The resistance to developing Australia’s China policy in terms that seem unremarkable – in Geoff Raby’s description, a “more constructive and balanced approach” – is derived from several sources but all can be accurately subsumed under the heading of reality denial.

In the first instance there is the undeniable dyad of US decline and China’s rise.  For years these have been consistent themes in the published accounts by various US intelligence agencies and the Pentagon.  It cannot, moreover, be “managed” along the lines of a corporate change project; it might, however, be negotiated, but that would require a mindset currently not in evidence.

Then there are China’s Belt and Road initiatives of a scope and imagination which beggar the imagination, partly funded through the Asian Infrastructure Investment Bank (AIIB), and the enthusiastic international support it received, including from Australia.  For the US, though, this is just one of China’s “malign activities” involving anti-democratic activities designed to “shape a world aligned to its own authoritarian model while undermining international norms such as the free flow of commerce and ideas”. Accordingly, it is indistinguishable from the alleged “militarisation” of disputed islands in the South China Sea. Thus speaks Admiral Philip Davidson, nominated to head Pacific Command, in recent testimony.

Davidson’s intention, specifically, is to “confront” China and other regional competitors in company with US allies.  In this he is taking his lead from Defense Secretary James Mattis who, via the National Defense Strategy document, raised China (along with Russia) to the level of a central challenge for the US and its allies. [As an aside, “containment” seems to have lost its currency in favour of a more muscular and dynamic term.]

Should there be any doubt as to whether the language here reflects intentions and capabilities, it is dispelled when examining the statements and activities of US Army Pacific.   Its commander, General Robert Brown, proclaims the need to be ready for the “Multi-Domain Battle in the Pacific Tomorrow” – an objective in which he includes the “new threat of a naval war with China”. The US Navy, specifically, is developing a new carrier-based drone (the MQ-25 Stingray) for the purposes of refuelling manned carrier-launched aircraft and thereby increase the range at which they can launch their weapons against China.

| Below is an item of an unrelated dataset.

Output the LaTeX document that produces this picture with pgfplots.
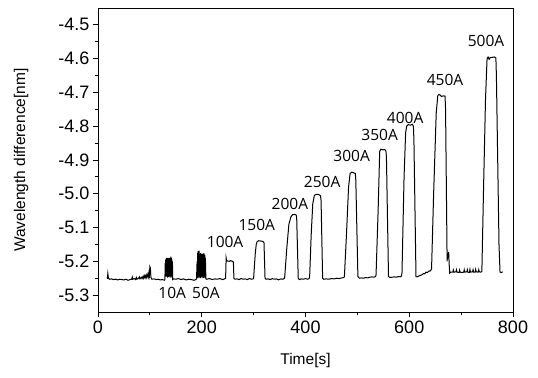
\documentclass[border=0pt]{standalone}
\usepackage{fontspec}
\setmainfont{Liberation Sans}
\newfontfamily\annfont{Open Sans}
\usepackage{pgfplots}
\pgfplotsset{compat=1.18}
\begin{document}
\begin{tikzpicture}
\begin{axis}[
 scale only axis, width=415pt, height=304pt,
 xmin=0, xmax=800, ymin=-5.35, ymax=-4.45,
 xtick={0,200,400,600,800}, minor x tick num=1,
 ytick={-5.3,-5.2,-5.1,-5.0,-4.9,-4.8,-4.7,-4.6,-4.5}, minor y tick num=1,
 xtick pos=left, ytick pos=left,
 tick align=outside,
 major tick length=5pt, minor tick length=3.5pt,
 tick style={black, line width=0.8pt},
 axis line style={line width=0.9pt},
 /pgf/number format/assume math mode=true,
 ticklabel style={font=\fontsize{18}{18}\selectfont},
 yticklabel style={/pgf/number format/.cd, fixed, fixed zerofill, precision=1},
 xlabel={Time[s]}, ylabel={Wavelength difference[nm]},
 label style={font=\fontsize{15.5}{15.5}\selectfont},
 xlabel style={at={(axis description cs:0.5,-0.161)}, anchor=center},
 ylabel style={at={(axis description cs:-0.185,0.5)}, anchor=center},
]
\addplot[black, line width=1pt] coordinates {
(18,-5.252) (19,-5.236) (20,-5.249) (22,-5.253) (26,-5.252) (30,-5.254) (34,-5.253) (38,-5.255) (42,-5.253) (46,-5.254) (50,-5.255) (54,-5.253) (58,-5.256) (62,-5.254) (65,-5.253) (66,-5.247) (67,-5.253) (70,-5.251) (72,-5.254) (74,-5.248) (75,-5.253) (78,-5.250) (80,-5.246) (81,-5.252) (84,-5.247) (85,-5.251) (87,-5.244) (88,-5.250) (90,-5.242) (91,-5.249) (93,-5.240) (94,-5.248) (96,-5.238) (97,-5.246) (98,-5.235) (99,-5.243) (100,-5.216) (101,-5.220) (102,-5.248) (104,-5.253) (108,-5.252) (112,-5.254) (116,-5.253) (120,-5.255) (124,-5.254) (128,-5.256)
(129,-5.254) (129.5,-5.205) (130,-5.245) (130.5,-5.195) (131,-5.24) (131.5,-5.192) (132,-5.245) (132.5,-5.19) (133,-5.24) (133.5,-5.193) (134,-5.248) (134.5,-5.19) (135,-5.242) (135.5,-5.191) (136,-5.246) (136.5,-5.194) (137,-5.24) (137.5,-5.19) (138,-5.244) (138.5,-5.192) (139,-5.248) (139.5,-5.19) (140,-5.243) (140.5,-5.186) (141,-5.245) (141.5,-5.19) (142,-5.24) (142.5,-5.195) (143,-5.25) (143.5,-5.2) (144,-5.254)
(146,-5.252) (150,-5.253) (155,-5.251) (160,-5.254) (165,-5.252) (170,-5.255) (175,-5.253) (180,-5.254) (185,-5.256) (189,-5.254) (190,-5.25)
(191,-5.20) (191.5,-5.25) (192,-5.175) (192.5,-5.245) (193,-5.17) (193.5,-5.24) (194,-5.172) (194.5,-5.25) (195,-5.168) (195.5,-5.245) (196,-5.178) (196.5,-5.24) (197,-5.18) (197.5,-5.25) (198,-5.176) (198.5,-5.245) (199,-5.18) (199.5,-5.24) (200,-5.178) (200.5,-5.25) (201,-5.182) (201.5,-5.245) (202,-5.178) (202.5,-5.24) (203,-5.18) (203.5,-5.25) (204,-5.176) (204.5,-5.245) (205,-5.18) (205.5,-5.24) (206,-5.182) (206.5,-5.25) (207,-5.19) (208,-5.252)
(210,-5.253) (215,-5.251) (220,-5.254) (225,-5.252) (230,-5.253) (235,-5.251) (240,-5.254) (244,-5.252) (246,-5.25)
(247,-5.19) (248,-5.198) (250,-5.199) (253,-5.2) (256,-5.198) (259,-5.2) (261,-5.202) (262,-5.25) (264,-5.253) (268,-5.252) (272,-5.254) (276,-5.251) (280,-5.253) (284,-5.252) (288,-5.254) (292,-5.251) (296,-5.253) (299,-5.252)
(300,-5.25) (303,-5.18) (305,-5.15) (307,-5.141) (310,-5.139) (314,-5.14) (318,-5.141) (320,-5.145) (322,-5.25) (324,-5.253) (328,-5.252) (332,-5.254) (336,-5.251) (340,-5.253) (344,-5.252) (348,-5.255) (352,-5.252) (356,-5.253) (359,-5.251)
(360,-5.245) (364,-5.16) (368,-5.09) (372,-5.068) (375,-5.062) (379,-5.061) (382,-5.063) (383,-5.07) (386,-5.25) (388,-5.254) (392,-5.252) (396,-5.253) (400,-5.251) (404,-5.253) (407,-5.251)
(408,-5.245) (411,-5.12) (414,-5.03) (417,-5.005) (420,-5.002) (425,-5.002) (429,-5.006) (430,-5.02) (433,-5.25) (435,-5.253) (440,-5.252) (445,-5.253) (450,-5.251) (455,-5.252) (460,-5.25) (465,-5.251) (470,-5.249) (474,-5.248)
(475,-5.245) (479,-5.12) (483,-4.98) (486,-4.94) (489,-4.936) (493,-4.938) (496,-4.94) (497,-4.96) (501,-5.245) (504,-5.25) (508,-5.249) (512,-5.25) (516,-5.248) (520,-5.249) (524,-5.247) (528,-5.246) (532,-5.247) (535,-5.245)
(536,-5.24) (540,-5.05) (543,-4.875) (545,-4.868) (549,-4.87) (553,-4.869) (555,-4.873) (556,-4.89) (560,-5.245) (563,-5.248) (567,-5.247) (571,-5.246) (575,-5.247) (579,-5.245) (583,-5.246) (585,-5.243)
(586,-5.235) (590,-4.95) (593,-4.82) (595,-4.80) (598,-4.795) (602,-4.797) (606,-4.794) (608,-4.8) (609,-4.84) (613,-5.245) (615,-5.246) (619,-5.243) (623,-5.241) (626,-5.238) (628,-5.236) (630,-5.237) (632,-5.232) (635,-5.233) (638,-5.229) (641,-5.228) (643,-5.222)
(647,-5.0) (652,-4.76) (655,-4.71) (657,-4.706) (660,-4.708) (662,-4.712) (666,-4.71) (669,-4.711) (670,-4.75) (673,-5.2) (674,-5.175) (675,-5.19) (676,-5.172) (677,-5.21) (678,-5.235) (680,-5.232)
(684,-5.232) (685,-5.226) (686,-5.232) (690,-5.231) (691,-5.225) (692,-5.232) (696,-5.233) (697,-5.226) (698,-5.232) (702,-5.233) (705,-5.232) (706,-5.225) (707,-5.232) (711,-5.231) (712,-5.225) (713,-5.232) (716,-5.233) (717,-5.224) (718,-5.232) (722,-5.231) (723,-5.225) (724,-5.232) (727,-5.232) (728,-5.224) (729,-5.231) (733,-5.232) (734,-5.225) (735,-5.231) (738,-5.232) (740,-5.23)
(743,-5.0) (747,-4.72) (750,-4.6) (752,-4.595) (754,-4.602) (756,-4.597) (760,-4.596) (764,-4.595) (767,-4.598) (768,-4.65) (773,-5.15) (775,-5.232) (778,-5.233) (780,-5.231)
};
\begin{scope}[every node/.style={font=\annfont\fontsize{15.5}{15.5}\selectfont, inner sep=0pt}]
\node at (axis cs:143,-5.294) {10A};
\node at (axis cs:208,-5.294) {50A};
\node at (axis cs:245,-5.144) {100A};
\node at (axis cs:306,-5.093) {150A};
\node at (axis cs:370,-5.031) {200A};
\node at (axis cs:432,-4.966) {250A};
\node at (axis cs:489,-4.887) {300A};
\node at (axis cs:543,-4.825) {350A};
\node at (axis cs:592,-4.775) {400A};
\node at (axis cs:669,-4.662) {450A};
\node at (axis cs:748,-4.547) {500A};
\end{scope}
\end{axis}
\pgfresetboundingbox
\path[use as bounding box] ([shift={(-98pt,-66pt)}]current axis.south west) rectangle ([shift={(25pt,8pt)}]current axis.north east);
\end{tikzpicture}
\end{document}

As  this implies, what is most concerning to the US is China’s development of an obvious response to potential threats to its territory: Area Access/Area Denial (A2/AD).  Simply expressed, China rejects the suggestion that, given the possibility of war, its intention to deploy deterrent measures (by way of a modernised fleet, undersea warfare capabilities and air warfare systems capable of attacking US fleet elements out as far as Guam) should be construed as unreasonable and threatening when it is the defensive prerogative of every nation state, not least the United States.

Thus, for Australia, as for the various allies that the US expects to join its “confrontation” and war, the suggestion that China’s wartime strategy of A2/AD implies a clear and present danger to freedom of navigation in the South China Sea needs to be disaggregated from the conflation of ideas and attitudes that reduce complex geoeconomic, geostrategic, and geopolitical forces to simple questions of strategic (military) power.

This requires resisting the constituencies promoting US interests and nostalgia for the days and habits of US hegemonic power but that it is surely not beyond the current government.  In recent days both Sam Bateman and Geoff Raby have offered a little optimism in that Prime Minister Turnbull has, on appropriate occasions, struck a constructive and balanced approach.

Particularly irritating when examining these issues is this question: What would China gain from fomenting war, or disrupting freedom of navigation in the South China Sea? We need to ask because nearly 40 percent of China’s total trade transits those waters.  China is also the world’s largest oil importer, the bulk of it imported by sea (much of it from ostensible US allies).

Adding risk results from the fact that any trade through the straits of the Indonesian archipelago is easy to interdict – and even if that is eventually circumvented by the port projects in Burma and Pakistan, the fact remains that routes across the Indian Ocean are also extremely vulnerable. The same applies to the 6,500 miles of Belt and Road high-speed rail networks which extend through Eurasia and Western Europe.

For Australia to accept that China is prepared to act in such a way that it becomes hostage to easy destruction is to also believe in the absurd proposition that China is suicidal.

From 1982 to 1988, Michael McKinley taught diplomacy, international relations and strategy in the Department of Politics at UWA. From 1988 to 2014 he taught diplomacy, international relations and strategy at the ANU. He is currently a member of the Emeritus Faculty at the ANU.